--- BEGIN Exercise data ---

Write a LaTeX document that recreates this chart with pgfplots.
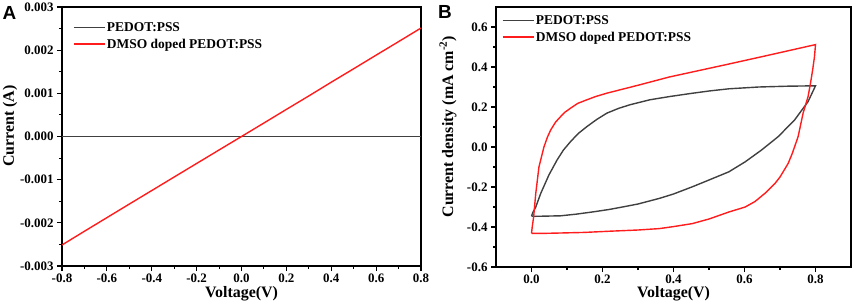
\documentclass[border=0pt]{standalone}
\usepackage{fontspec}
\setmainfont{Liberation Serif}
\newfontfamily\lsans{Liberation Sans}
\usepackage{pgfplots}
\pgfplotsset{compat=1.18}
\definecolor{pgray}{RGB}{64,64,64}
\definecolor{pred}{RGB}{255,28,28}
\pgfplotsset{
  myaxis/.style={
    scale only axis,
    anchor=south west,
    axis line style={line width=1.5bp},
    tick pos=left,
    tick align=outside,
    major tick length=5bp,
    minor tick length=3bp,
    every tick/.append style={black, line width=1.1bp},
    minor tick num=1,
    /pgf/number format/assume math mode=true,
    tick label style={font=\fontsize{13}{15}\selectfont\bfseries},
    xticklabel style={yshift=-1.5bp, inner ysep=1.5bp},
    label style={font=\fontsize{16}{18}\selectfont\bfseries, inner sep=1bp},
    legend style={draw=none, fill=none, font=\fontsize{13.5}{15}\selectfont\bfseries,
      anchor=north west, row sep=3bp, nodes={inner sep=1.5bp}},
    legend cell align=left,
    legend image code/.code={\draw[##1, line width=1.4bp] (0bp,0bp) -- (31bp,0bp);},
    scaled ticks=false,
  }
}
\begin{document}
\begin{tikzpicture}
\path[use as bounding box] (0bp,0bp) rectangle (858bp,308bp);
% Panel A
\begin{axis}[myaxis,
  at={(62bp,42bp)}, width=359bp, height=259bp,
  xmin=-0.8, xmax=0.8, ymin=-0.003, ymax=0.003,
  xtick={-0.8,-0.6,-0.4,-0.2,0,0.2,0.4,0.6,0.8},
  ytick={-0.003,-0.002,-0.001,0,0.001,0.002,0.003},
  xticklabel style={/pgf/number format/.cd, fixed, fixed zerofill, precision=1},
  yticklabel style={/pgf/number format/.cd, fixed, fixed zerofill, precision=3},
  xlabel={Voltage(V)}, ylabel={Current (A)},
  xlabel style={at={(axis description cs:0.5,-0.123)}, anchor=base},
  ylabel style={at={(axis description cs:-0.134,0.54)}, anchor=base},
  legend style={at={(axis description cs:0.022,0.955)}},
]
\addplot[pgray, line width=1.4bp] coordinates {
(-0.8,0) (-0.4,0) (0,0) (0.4,0) (0.8,0)};
\addlegendentry{PEDOT:PSS}
\addplot[pred, line width=1.4bp] coordinates {
(-0.8,-0.002513) (-0.7,-0.002195) (-0.6,-0.001880) (-0.5,-0.001565) (-0.4,-0.001252)
(-0.3,-0.000938) (-0.2,-0.000625) (-0.1,-0.000312) (0,0) (0.1,0.000313)
(0.2,0.000628) (0.3,0.000940) (0.4,0.001258) (0.5,0.001570) (0.6,0.001885)
(0.7,0.002198) (0.8,0.002513)};
\addlegendentry{DMSO doped PEDOT:PSS}
\end{axis}
% Panel B
\begin{axis}[myaxis,
  at={(496bp,41bp)}, width=355bp, height=260bp,
  xmin=-0.1, xmax=0.9, ymin=-0.6, ymax=0.7,
  xtick={0,0.2,0.4,0.6,0.8},
  ytick={-0.6,-0.4,-0.2,0,0.2,0.4,0.6},
  xticklabel style={/pgf/number format/.cd, fixed, fixed zerofill, precision=1},
  yticklabel style={/pgf/number format/.cd, fixed, fixed zerofill, precision=1},
  xlabel={Voltage(V)}, ylabel={Current density (mA cm\textsuperscript{-2})},
  xlabel style={at={(axis description cs:0.5,-0.119)}, anchor=base},
  ylabel style={at={(axis description cs:-0.121,0.54)}, anchor=base},
  legend style={at={(axis description cs:0.008,0.982)}},
]
\addplot[pgray, line width=1.4bp] coordinates {
(0,-0.346) (0.003,-0.33) (0.012,-0.30) (0.026,-0.232) (0.049,-0.14) (0.072,-0.065)
(0.09,-0.015) (0.11,0.027) (0.132,0.068) (0.156,0.102) (0.184,0.138) (0.212,0.169)
(0.245,0.193) (0.277,0.211) (0.333,0.236) (0.388,0.252)
(0.45,0.268) (0.5,0.280) (0.556,0.291) (0.64,0.300) (0.72,0.304) (0.8,0.306)
(0.779,0.227) (0.741,0.135) (0.695,0.052) (0.648,-0.015) (0.602,-0.074)
(0.556,-0.124) (0.50,-0.165) (0.453,-0.199) (0.40,-0.235) (0.36,-0.257)
(0.30,-0.285) (0.268,-0.296) (0.22,-0.312) (0.175,-0.324) (0.125,-0.336)
(0.082,-0.344) (0.03,-0.346) (0,-0.346)};
\addlegendentry{PEDOT:PSS}
\addplot[pred, line width=1.4bp] coordinates {
(0,-0.432) (0.002,-0.40) (0.006,-0.35) (0.012,-0.232) (0.021,-0.099) (0.035,0.0)
(0.045,0.05) (0.054,0.085) (0.068,0.125) (0.082,0.152) (0.095,0.175) (0.11,0.194)
(0.13,0.218) (0.156,0.236) (0.18,0.252) (0.212,0.269) (0.305,0.311)
(0.388,0.35) (0.546,0.411) (0.65,0.452) (0.8,0.512)
(0.797,0.45) (0.792,0.386) (0.786,0.32) (0.779,0.252) (0.765,0.169) (0.751,0.052)
(0.735,-0.03) (0.723,-0.082) (0.700,-0.150) (0.686,-0.182) (0.660,-0.228)
(0.630,-0.272) (0.602,-0.300) (0.556,-0.325) (0.50,-0.36) (0.453,-0.383)
(0.40,-0.398) (0.36,-0.408) (0.3,-0.415) (0.221,-0.421) (0.15,-0.427)
(0.082,-0.43) (0.03,-0.432) (0,-0.432)};
\addlegendentry{DMSO doped PEDOT:PSS}
\end{axis}
\node[font=\lsans\bfseries\fontsize{19}{21}\selectfont, anchor=center] at (9.5bp,295bp) {A};
\node[font=\lsans\bfseries\fontsize{19}{21}\selectfont, anchor=center] at (445bp,296bp) {B};
\end{tikzpicture}
\end{document}
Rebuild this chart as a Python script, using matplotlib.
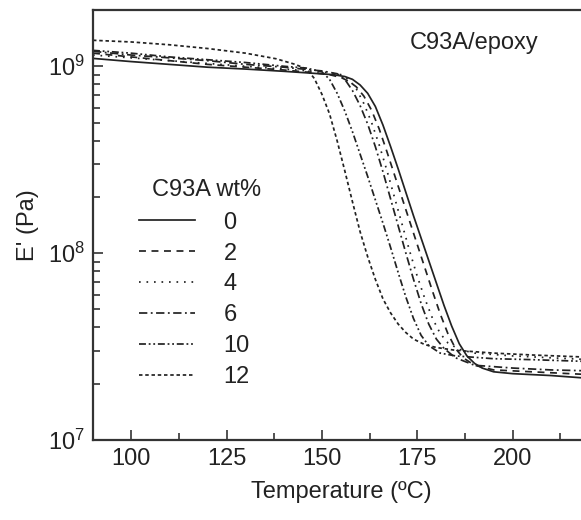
import numpy as np
import matplotlib
matplotlib.use("Agg")
import matplotlib.pyplot as plt
from matplotlib.ticker import MultipleLocator, LogLocator, NullFormatter

plt.rcParams['font.family'] = ['Liberation Sans', 'DejaVu Sans']
plt.rcParams['mathtext.default'] = 'regular'
plt.rcParams['lines.scale_dashes'] = False

# ---- data (temperature in degC, log10 of E' in Pa) ----
T_0 = [90, 100, 110, 120, 130, 140, 148, 153, 156, 158, 160, 162, 164, 166, 168, 170, 172, 174, 176, 178,
       180, 182, 184, 186, 188, 190, 192, 195, 200, 210, 220]
L_0 = [9.042, 9.025, 9.010, 8.995, 8.985, 8.973, 8.962, 8.955, 8.945, 8.93, 8.90, 8.855, 8.785, 8.685, 8.57,
       8.45, 8.325, 8.20, 8.08, 7.96, 7.84, 7.72, 7.61, 7.515, 7.45, 7.41, 7.385, 7.365, 7.355, 7.345, 7.33]

T_2 = [90, 100, 110, 120, 130, 140, 148, 152, 155, 157, 159, 161, 163, 165, 167, 169, 171, 173, 175, 177,
       179, 181, 183, 185, 187, 190, 195, 200, 210, 220]
L_2 = [9.07, 9.05, 9.03, 9.01, 8.995, 8.98, 8.965, 8.955, 8.94, 8.92, 8.89, 8.84, 8.765, 8.665, 8.545, 8.42,
       8.295, 8.17, 8.045, 7.92, 7.795, 7.675, 7.57, 7.49, 7.44, 7.40, 7.375, 7.37, 7.36, 7.35]

T_4 = [90, 100, 110, 120, 130, 140, 150, 155, 157, 159, 161, 163, 165, 167, 169, 171, 173, 175, 177, 179,
       181, 183, 186, 190, 200, 210, 220]
L_4 = [9.06, 9.045, 9.03, 9.015, 9.0, 8.985, 8.97, 8.955, 8.93, 8.88, 8.80, 8.70, 8.58, 8.445, 8.30, 8.155,
       8.01, 7.875, 7.755, 7.65, 7.57, 7.52, 7.485, 7.465, 7.45, 7.44, 7.43]

T_6 = [90, 100, 110, 120, 130, 140, 150, 154, 156, 158, 160, 162, 164, 166, 168, 170, 172, 174, 176, 178,
       180, 182, 185, 190, 200, 210, 220]
L_6 = [9.08, 9.06, 9.045, 9.03, 9.01, 8.995, 8.975, 8.96, 8.93, 8.87, 8.79, 8.69, 8.57, 8.435, 8.29, 8.145,
       8.00, 7.86, 7.73, 7.62, 7.54, 7.49, 7.44, 7.40, 7.385, 7.375, 7.37]

T_10 = [90, 100, 110, 120, 130, 140, 146, 150, 152, 154, 156, 158, 160, 162, 164, 166, 168, 170, 172, 174,
        176, 178, 181, 185, 195, 205, 220]
L_10 = [9.085, 9.07, 9.05, 9.035, 9.02, 9.0, 8.99, 8.97, 8.93, 8.855, 8.76, 8.65, 8.53, 8.41, 8.285, 8.16,
        8.03, 7.895, 7.765, 7.65, 7.56, 7.505, 7.465, 7.45, 7.435, 7.43, 7.42]

T_12 = [90, 100, 110, 120, 130, 138, 143, 146, 148, 150, 152, 154, 156, 158, 160, 162, 164, 166, 168, 170,
        172, 174, 177, 180, 185, 195, 205, 220]
L_12 = [9.139, 9.13, 9.115, 9.095, 9.07, 9.04, 9.01, 8.985, 8.935, 8.85, 8.745, 8.60, 8.44, 8.275, 8.115,
        7.98, 7.86, 7.755, 7.68, 7.62, 7.575, 7.54, 7.51, 7.495, 7.48, 7.465, 7.455, 7.443]

labels = ['0', '2', '4', '6', '10', '12']
series_T = [T_0, T_2, T_4, T_6, T_10, T_12]
series_L = [L_0, L_2, L_4, L_6, L_10, L_12]
styles = ['-', (0, (5, 4)), (0, (1.2, 4.2)), (0, (6, 2.5, 1.3, 2.5)),
          (0, (5, 2, 1.3, 2, 1.3, 2)), (0, (2.5, 2))]

W, H = 581, 520
fig = plt.figure(figsize=(W / 100, H / 100), dpi=100)
ax = fig.add_axes([93 / W, 80 / H, (589 - 93) / W, 430 / H])

col = '#222222'
for t, l, ls, lab in zip(series_T, series_L, styles, labels):
    ax.plot(t, 10 ** np.array(l), linestyle=ls, color=col, lw=1.25, label=lab)

ax.set_yscale('log')
ax.set_xlim(90, 220)
ax.set_ylim(1e7, 2e9)
ax.xaxis.set_major_locator(MultipleLocator(25))
ax.xaxis.set_minor_locator(MultipleLocator(12.5))
ax.yaxis.set_major_locator(LogLocator(base=10, numticks=10))
ax.yaxis.set_minor_locator(LogLocator(base=10, subs=np.arange(2, 10), numticks=20))
ax.yaxis.set_minor_formatter(NullFormatter())

ax.tick_params(which='both', direction='in', colors='#333333', labelcolor='#222222', labelsize=17, width=1.2)
ax.tick_params(which='major', length=7, pad=6)
ax.tick_params(which='minor', length=5)
for s in ax.spines.values():
    s.set_linewidth(1.6)
    s.set_color('#333333')

ax.set_xlabel('Temperature (ºC)', fontsize=17, color='#222222', labelpad=8)
ax.set_ylabel("E' (Pa)", fontsize=17, color='#222222', labelpad=6)

leg = ax.legend(loc='upper left', bbox_to_anchor=(122 / W, 1 - 195 / H), bbox_transform=fig.transFigure,
                frameon=False, fontsize=17, handlelength=2.4, handletextpad=1.2,
                labelspacing=0.38, borderpad=0.2)
for t in leg.get_texts():
    t.set_color('#222222')
fig.text(152 / W, 1 - 190 / H, 'C93A wt%', fontsize=17, color='#222222', ha='left', va='center')

fig.text(410 / W, 1 - 43 / H, 'C93A/epoxy', fontsize=17, color='#222222', va='center', ha='left')

fig.savefig('out.png', dpi=100)
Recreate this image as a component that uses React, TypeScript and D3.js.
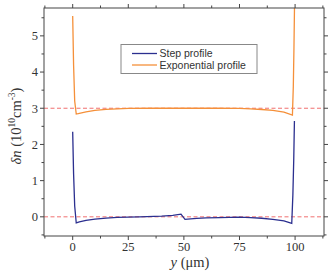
import React from "react";
import * as d3 from "d3";

const stepX = [0, 0.4, 0.9, 1.6, 3, 6, 10, 15, 20, 25, 30, 40, 45, 48.7, 50.5, 53, 55.8, 60, 66, 75, 80, 85, 90, 95, 98.5, 99.0, 99.4, 99.7];
const stepY = [2.35, 1.2, 0.3, -0.17, -0.14, -0.1, -0.065, -0.035, -0.018, -0.008, 0, 0.02, 0.04, 0.075, -0.07, -0.055, -0.045, -0.03, -0.02, -0.01, -0.02, -0.04, -0.07, -0.11, -0.18, 0.6, 1.6, 2.65];
const expX = [0, 0.4, 0.9, 1.6, 3, 6, 10, 15, 20, 25, 35, 50, 65, 75, 80, 85, 90, 95, 98.8, 99.2, 99.5, 99.8];
const expY = [5.55, 4.2, 3.2, 2.84, 2.86, 2.9, 2.94, 2.97, 2.985, 2.995, 3.0, 3.0, 3.0, 2.995, 2.985, 2.965, 2.94, 2.89, 2.81, 3.6, 4.7, 6.1];
const xMajor = [0, 25, 50, 75, 100];
const yMajor = [0, 1, 2, 3, 4, 5];
const refLines = [0, 3];
const seriesNames = ["Step profile", "Exponential profile"];
const seriesColors = ["#2b2f8f", "#f5903a"];

export default function App() {
  const W = 334, H = 274;
  const L = 44, R = 324, T = 8, B = 236;
  const x = d3.scaleLinear().domain([-12.9, 113]).range([L, R]);
  const y = d3.scaleLinear().domain([-0.53, 5.77]).range([B, T]);
  const xMinor = d3.range(-12.5, 113, 12.5);
  const yMinor = d3.range(-0.5, 5.8, 0.5);
  const mk = (xs: number[], ys: number[]) =>
    d3.line<number>().x((_, i) => x(xs[i])).y((_, i) => y(ys[i]))(xs) || "";
  const axisColor = "#444";
  const serif = "Liberation Serif";
  return (
    <svg width={W} height={H} style={{ position: "absolute", left: 0, top: 0 }}>
      <rect width={W} height={H} fill="#fff" />
      <defs>
        <clipPath id="clip">
          <rect x={L} y={T} width={R - L} height={B - T} />
        </clipPath>
      </defs>
      {refLines.map((v) => (
        <line key={v} x1={L} x2={R} y1={y(v)} y2={y(v)} stroke="#f07070" strokeWidth={1} strokeDasharray="4,2.5" />
      ))}
      <g clipPath="url(#clip)" fill="none" strokeWidth={1.3}>
        <path d={mk(stepX, stepY)} stroke={seriesColors[0]} />
        <path d={mk(expX, expY)} stroke={seriesColors[1]} />
      </g>
      <rect x={L} y={T} width={R - L} height={B - T} fill="none" stroke={axisColor} strokeWidth={1} />
      {xMinor.map((v) => {
        const maj = xMajor.includes(v);
        const len = maj ? 4 : 2.5;
        return (
          <g key={"xt" + v} stroke={axisColor}>
            <line x1={x(v)} x2={x(v)} y1={B} y2={B + len} />
            <line x1={x(v)} x2={x(v)} y1={T} y2={T - len} />
          </g>
        );
      })}
      {yMinor.map((v) => {
        const maj = yMajor.some((m) => Math.abs(m - v) < 1e-9);
        const len = maj ? 4 : 2.5;
        return (
          <g key={"yt" + v} stroke={axisColor}>
            <line x1={L} x2={L - len} y1={y(v)} y2={y(v)} />
            <line x1={R} x2={R + len} y1={y(v)} y2={y(v)} />
          </g>
        );
      })}
      {xMajor.map((v) => (
        <text key={"xl" + v} x={x(v)} y={251} textAnchor="middle" fontFamily={serif} fontSize={12.5} fill="#333">
          {v}
        </text>
      ))}
      {yMajor.map((v) => (
        <text key={"yl" + v} x={38} y={y(v) + 4.3} textAnchor="end" fontFamily={serif} fontSize={12.5} fill="#333">
          {v}
        </text>
      ))}
      <text x={190} y={267} textAnchor="middle" fontFamily={serif} fontSize={14.5} fill="#333">
        <tspan fontStyle="italic">y</tspan> (μm)
      </text>
      <text transform="translate(21,126) rotate(-90)" textAnchor="middle" fontFamily={serif} fontSize={14.5} fill="#333">
        <tspan fontStyle="italic">δn</tspan> (10<tspan fontSize={9.5} dy={-6}>10</tspan><tspan dy={6}>cm</tspan><tspan fontSize={9.5} dy={-6}>-3</tspan><tspan dy={6}>)</tspan>
      </text>
      <rect x={121} y={44.5} width={136} height={29} fill="#fff" stroke="#888" strokeWidth={1} />
      {seriesNames.map((n, i) => (
        <g key={n}>
          <line x1={132} x2={157} y1={53.5 + i * 11.5} y2={53.5 + i * 11.5} stroke={seriesColors[i]} strokeWidth={1.3} />
          <text x={159.5} y={57.3 + i * 11.5} fontFamily="Liberation Sans" fontSize={10.5} fill="#333">
            {n}
          </text>
        </g>
      ))}
    </svg>
  );
}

--- END Exercise data ---

Task to carry out ▸
Nothing but the lines from the one containing "Rebuild this chart" through the one containing "plt.rcParams['lines.scale_dashes'] = False" should appear in your copy, exactly as written and without pictures.

Result of this task ▸
Rebuild this chart as a Python script, using matplotlib.
import numpy as np
import matplotlib
matplotlib.use("Agg")
import matplotlib.pyplot as plt
from matplotlib.ticker import MultipleLocator, LogLocator, NullFormatter

plt.rcParams['font.family'] = ['Liberation Sans', 'DejaVu Sans']
plt.rcParams['mathtext.default'] = 'regular'
plt.rcParams['lines.scale_dashes'] = False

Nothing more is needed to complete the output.